Exercise prompt
Retype, word for word, the lines between the ones holding "Write the matplotlib code for this chart." and "plt.rcParams['font.family'] = ['Lato', 'DejaVu", inclusive; pictures stay out of the copy.

Record excerpts
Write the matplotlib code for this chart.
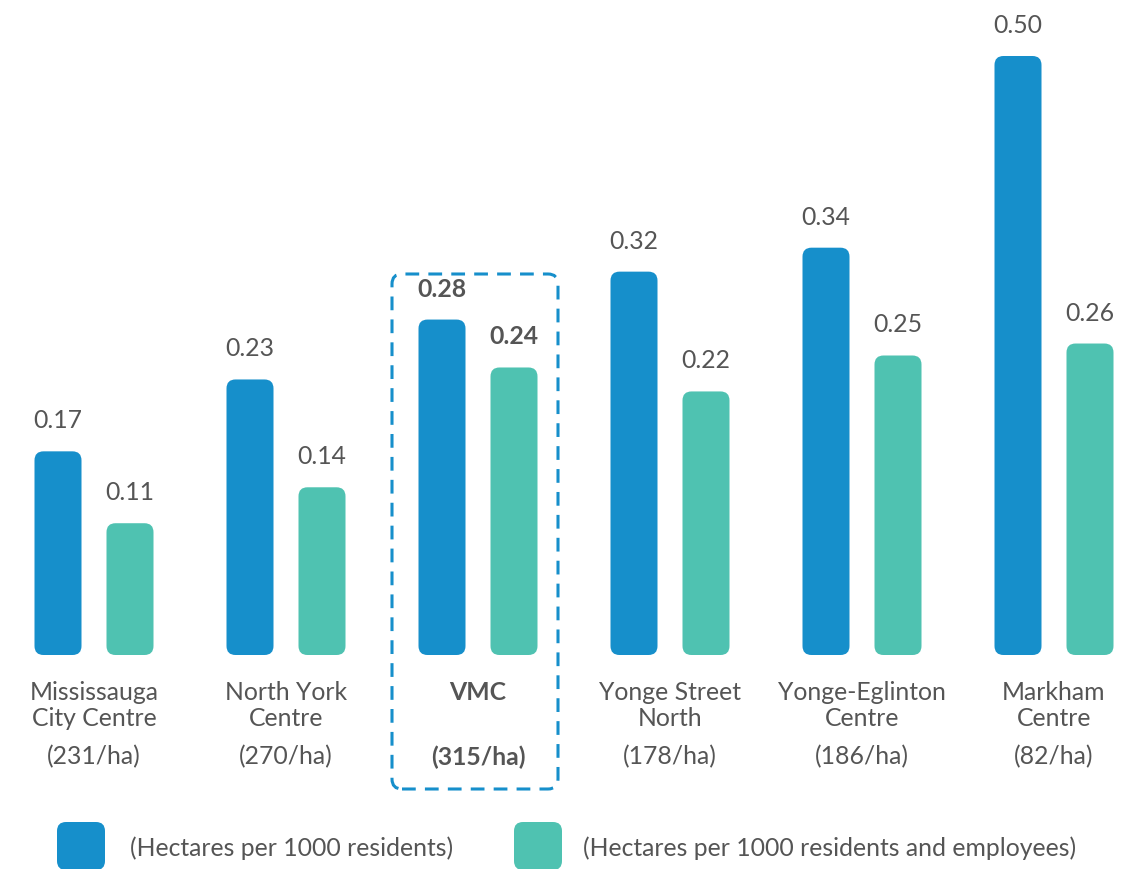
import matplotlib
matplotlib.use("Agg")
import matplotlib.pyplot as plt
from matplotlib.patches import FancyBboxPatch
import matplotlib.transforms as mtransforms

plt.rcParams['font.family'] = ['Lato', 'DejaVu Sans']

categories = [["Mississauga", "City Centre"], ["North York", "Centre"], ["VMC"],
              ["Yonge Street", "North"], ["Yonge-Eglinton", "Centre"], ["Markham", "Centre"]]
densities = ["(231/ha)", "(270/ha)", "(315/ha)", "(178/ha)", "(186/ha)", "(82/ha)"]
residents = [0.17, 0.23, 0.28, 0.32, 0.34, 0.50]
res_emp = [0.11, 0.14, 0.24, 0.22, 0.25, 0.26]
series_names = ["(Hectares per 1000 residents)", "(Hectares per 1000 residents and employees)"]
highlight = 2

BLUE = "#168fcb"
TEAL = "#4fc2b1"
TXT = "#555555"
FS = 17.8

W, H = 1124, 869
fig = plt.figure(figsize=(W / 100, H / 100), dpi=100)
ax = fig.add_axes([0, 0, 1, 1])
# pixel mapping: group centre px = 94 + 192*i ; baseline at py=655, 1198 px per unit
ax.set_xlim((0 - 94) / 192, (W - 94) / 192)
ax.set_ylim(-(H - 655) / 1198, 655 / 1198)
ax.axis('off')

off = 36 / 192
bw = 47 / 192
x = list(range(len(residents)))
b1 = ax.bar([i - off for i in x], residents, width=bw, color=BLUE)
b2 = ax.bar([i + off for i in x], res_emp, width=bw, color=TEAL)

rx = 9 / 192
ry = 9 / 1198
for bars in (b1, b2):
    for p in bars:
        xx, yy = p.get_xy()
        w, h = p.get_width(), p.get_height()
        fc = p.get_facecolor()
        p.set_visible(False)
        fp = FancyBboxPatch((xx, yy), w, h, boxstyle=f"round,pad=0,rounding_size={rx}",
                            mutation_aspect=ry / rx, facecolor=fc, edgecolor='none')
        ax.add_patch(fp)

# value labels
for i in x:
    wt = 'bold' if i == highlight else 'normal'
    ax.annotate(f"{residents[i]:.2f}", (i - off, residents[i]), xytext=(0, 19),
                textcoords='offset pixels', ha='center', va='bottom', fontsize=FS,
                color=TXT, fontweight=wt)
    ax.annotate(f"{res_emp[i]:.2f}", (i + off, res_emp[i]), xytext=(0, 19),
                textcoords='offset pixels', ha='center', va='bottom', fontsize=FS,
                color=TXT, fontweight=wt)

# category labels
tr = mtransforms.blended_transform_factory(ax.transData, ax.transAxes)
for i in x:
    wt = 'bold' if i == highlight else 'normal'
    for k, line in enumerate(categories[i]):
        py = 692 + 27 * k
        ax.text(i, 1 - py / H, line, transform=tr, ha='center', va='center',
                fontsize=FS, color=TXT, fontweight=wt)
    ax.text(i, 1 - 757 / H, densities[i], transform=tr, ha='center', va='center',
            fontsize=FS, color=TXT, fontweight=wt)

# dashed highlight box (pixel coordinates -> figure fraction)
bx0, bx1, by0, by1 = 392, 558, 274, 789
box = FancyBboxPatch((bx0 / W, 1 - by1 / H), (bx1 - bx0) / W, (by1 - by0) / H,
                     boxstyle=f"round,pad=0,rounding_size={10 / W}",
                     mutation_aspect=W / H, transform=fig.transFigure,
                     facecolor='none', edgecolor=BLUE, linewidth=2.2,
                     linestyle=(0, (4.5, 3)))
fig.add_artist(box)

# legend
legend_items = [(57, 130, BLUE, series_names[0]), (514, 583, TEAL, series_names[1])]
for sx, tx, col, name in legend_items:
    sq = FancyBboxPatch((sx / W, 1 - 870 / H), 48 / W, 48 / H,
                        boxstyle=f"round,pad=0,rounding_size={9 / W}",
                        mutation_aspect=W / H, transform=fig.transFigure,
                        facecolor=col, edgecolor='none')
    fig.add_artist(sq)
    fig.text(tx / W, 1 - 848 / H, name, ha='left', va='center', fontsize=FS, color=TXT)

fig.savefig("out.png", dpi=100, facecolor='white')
* * *
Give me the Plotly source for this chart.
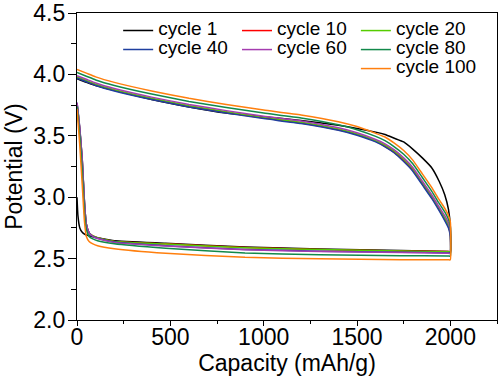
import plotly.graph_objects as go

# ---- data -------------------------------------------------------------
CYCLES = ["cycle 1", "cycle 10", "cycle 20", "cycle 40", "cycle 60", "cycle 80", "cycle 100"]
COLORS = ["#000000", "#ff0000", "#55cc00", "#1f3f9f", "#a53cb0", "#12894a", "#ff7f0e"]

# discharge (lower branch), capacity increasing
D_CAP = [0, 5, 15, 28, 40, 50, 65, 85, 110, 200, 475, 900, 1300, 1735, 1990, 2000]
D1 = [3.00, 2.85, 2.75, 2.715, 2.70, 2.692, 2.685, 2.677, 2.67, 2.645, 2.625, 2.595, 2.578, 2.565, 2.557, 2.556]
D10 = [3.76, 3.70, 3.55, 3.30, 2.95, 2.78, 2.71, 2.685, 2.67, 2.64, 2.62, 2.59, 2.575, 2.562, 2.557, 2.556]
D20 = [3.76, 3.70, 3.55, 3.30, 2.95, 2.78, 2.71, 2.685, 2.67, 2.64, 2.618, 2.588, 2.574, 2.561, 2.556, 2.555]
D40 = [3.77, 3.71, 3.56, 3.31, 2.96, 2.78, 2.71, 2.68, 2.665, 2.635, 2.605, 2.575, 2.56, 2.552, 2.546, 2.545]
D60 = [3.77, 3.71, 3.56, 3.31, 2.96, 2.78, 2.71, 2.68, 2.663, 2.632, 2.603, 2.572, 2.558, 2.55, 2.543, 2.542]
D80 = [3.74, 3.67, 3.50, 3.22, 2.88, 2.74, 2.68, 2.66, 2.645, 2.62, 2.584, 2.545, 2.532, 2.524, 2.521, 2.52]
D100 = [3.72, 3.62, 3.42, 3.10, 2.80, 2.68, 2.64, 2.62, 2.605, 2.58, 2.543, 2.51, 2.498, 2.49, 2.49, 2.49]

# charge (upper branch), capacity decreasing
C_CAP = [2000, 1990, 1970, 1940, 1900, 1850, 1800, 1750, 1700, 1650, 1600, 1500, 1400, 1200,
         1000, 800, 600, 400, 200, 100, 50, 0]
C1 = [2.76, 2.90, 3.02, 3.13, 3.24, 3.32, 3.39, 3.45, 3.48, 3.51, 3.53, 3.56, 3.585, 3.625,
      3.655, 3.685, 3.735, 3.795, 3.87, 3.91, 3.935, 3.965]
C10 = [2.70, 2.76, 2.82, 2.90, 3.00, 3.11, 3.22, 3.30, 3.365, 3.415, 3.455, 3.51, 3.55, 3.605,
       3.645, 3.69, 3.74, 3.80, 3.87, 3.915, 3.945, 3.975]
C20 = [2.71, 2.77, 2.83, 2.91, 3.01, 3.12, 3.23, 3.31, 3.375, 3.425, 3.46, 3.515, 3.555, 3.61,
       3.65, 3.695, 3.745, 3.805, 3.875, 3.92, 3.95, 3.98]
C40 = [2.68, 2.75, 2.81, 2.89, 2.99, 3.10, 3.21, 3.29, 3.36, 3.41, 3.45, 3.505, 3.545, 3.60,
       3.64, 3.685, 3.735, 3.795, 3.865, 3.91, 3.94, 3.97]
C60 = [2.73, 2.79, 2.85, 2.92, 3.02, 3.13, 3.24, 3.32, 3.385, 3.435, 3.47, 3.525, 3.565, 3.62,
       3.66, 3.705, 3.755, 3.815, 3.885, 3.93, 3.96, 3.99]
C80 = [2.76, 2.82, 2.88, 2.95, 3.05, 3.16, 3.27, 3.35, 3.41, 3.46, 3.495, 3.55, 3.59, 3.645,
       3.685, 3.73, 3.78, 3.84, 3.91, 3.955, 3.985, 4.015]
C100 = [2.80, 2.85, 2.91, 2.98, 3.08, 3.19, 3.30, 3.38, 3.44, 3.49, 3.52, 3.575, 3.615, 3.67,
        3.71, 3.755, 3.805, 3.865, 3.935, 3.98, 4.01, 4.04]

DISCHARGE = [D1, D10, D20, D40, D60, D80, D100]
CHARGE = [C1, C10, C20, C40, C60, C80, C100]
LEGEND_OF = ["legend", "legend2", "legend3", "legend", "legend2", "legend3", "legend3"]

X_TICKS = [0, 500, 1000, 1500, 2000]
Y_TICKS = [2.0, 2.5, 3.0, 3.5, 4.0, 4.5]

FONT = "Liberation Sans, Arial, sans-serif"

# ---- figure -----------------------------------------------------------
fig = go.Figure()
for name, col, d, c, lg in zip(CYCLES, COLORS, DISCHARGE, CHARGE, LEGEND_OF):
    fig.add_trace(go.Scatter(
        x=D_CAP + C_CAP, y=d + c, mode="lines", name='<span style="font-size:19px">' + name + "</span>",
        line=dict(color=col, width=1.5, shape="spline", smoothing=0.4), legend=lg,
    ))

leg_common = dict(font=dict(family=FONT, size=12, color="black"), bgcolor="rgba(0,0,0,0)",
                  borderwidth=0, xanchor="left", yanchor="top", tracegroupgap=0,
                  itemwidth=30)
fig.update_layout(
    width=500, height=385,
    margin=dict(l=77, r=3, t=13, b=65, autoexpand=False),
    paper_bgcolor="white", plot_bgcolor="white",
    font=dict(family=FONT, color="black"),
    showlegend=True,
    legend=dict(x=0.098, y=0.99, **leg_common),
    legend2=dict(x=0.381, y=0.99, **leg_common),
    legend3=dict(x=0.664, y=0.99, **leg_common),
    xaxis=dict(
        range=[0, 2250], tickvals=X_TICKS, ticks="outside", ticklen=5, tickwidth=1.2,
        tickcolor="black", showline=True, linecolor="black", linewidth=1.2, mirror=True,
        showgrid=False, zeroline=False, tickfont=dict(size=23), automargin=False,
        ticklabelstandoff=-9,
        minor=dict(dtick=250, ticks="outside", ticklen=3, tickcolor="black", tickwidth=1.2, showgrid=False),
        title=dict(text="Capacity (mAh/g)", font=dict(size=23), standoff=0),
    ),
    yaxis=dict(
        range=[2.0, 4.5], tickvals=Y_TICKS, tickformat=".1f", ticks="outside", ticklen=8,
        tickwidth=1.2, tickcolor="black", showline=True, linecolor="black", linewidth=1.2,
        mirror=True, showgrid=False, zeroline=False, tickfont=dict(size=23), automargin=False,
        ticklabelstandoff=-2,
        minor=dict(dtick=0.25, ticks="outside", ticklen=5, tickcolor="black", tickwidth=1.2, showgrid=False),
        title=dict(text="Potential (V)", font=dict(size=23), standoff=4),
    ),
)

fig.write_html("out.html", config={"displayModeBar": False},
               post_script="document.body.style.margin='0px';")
...
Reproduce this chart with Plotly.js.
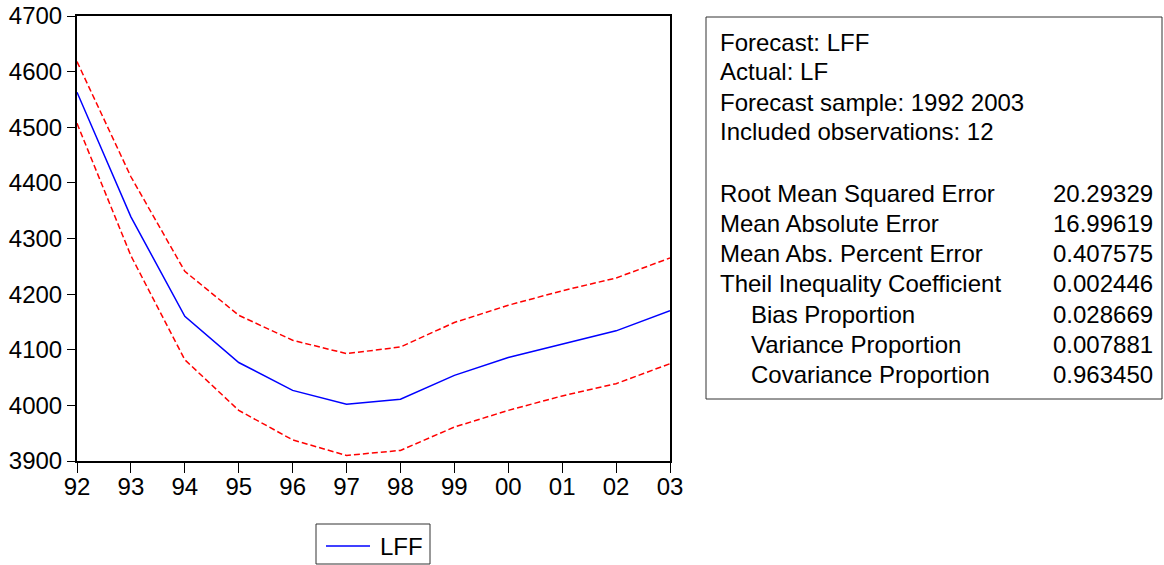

Task solution
Write the matplotlib code for this chart.
import matplotlib
matplotlib.use("Agg")
import matplotlib.pyplot as plt
from matplotlib.patches import FancyBboxPatch
import matplotlib.transforms as mtransforms

plt.rcParams['font.family'] = ['Lato', 'DejaVu Sans']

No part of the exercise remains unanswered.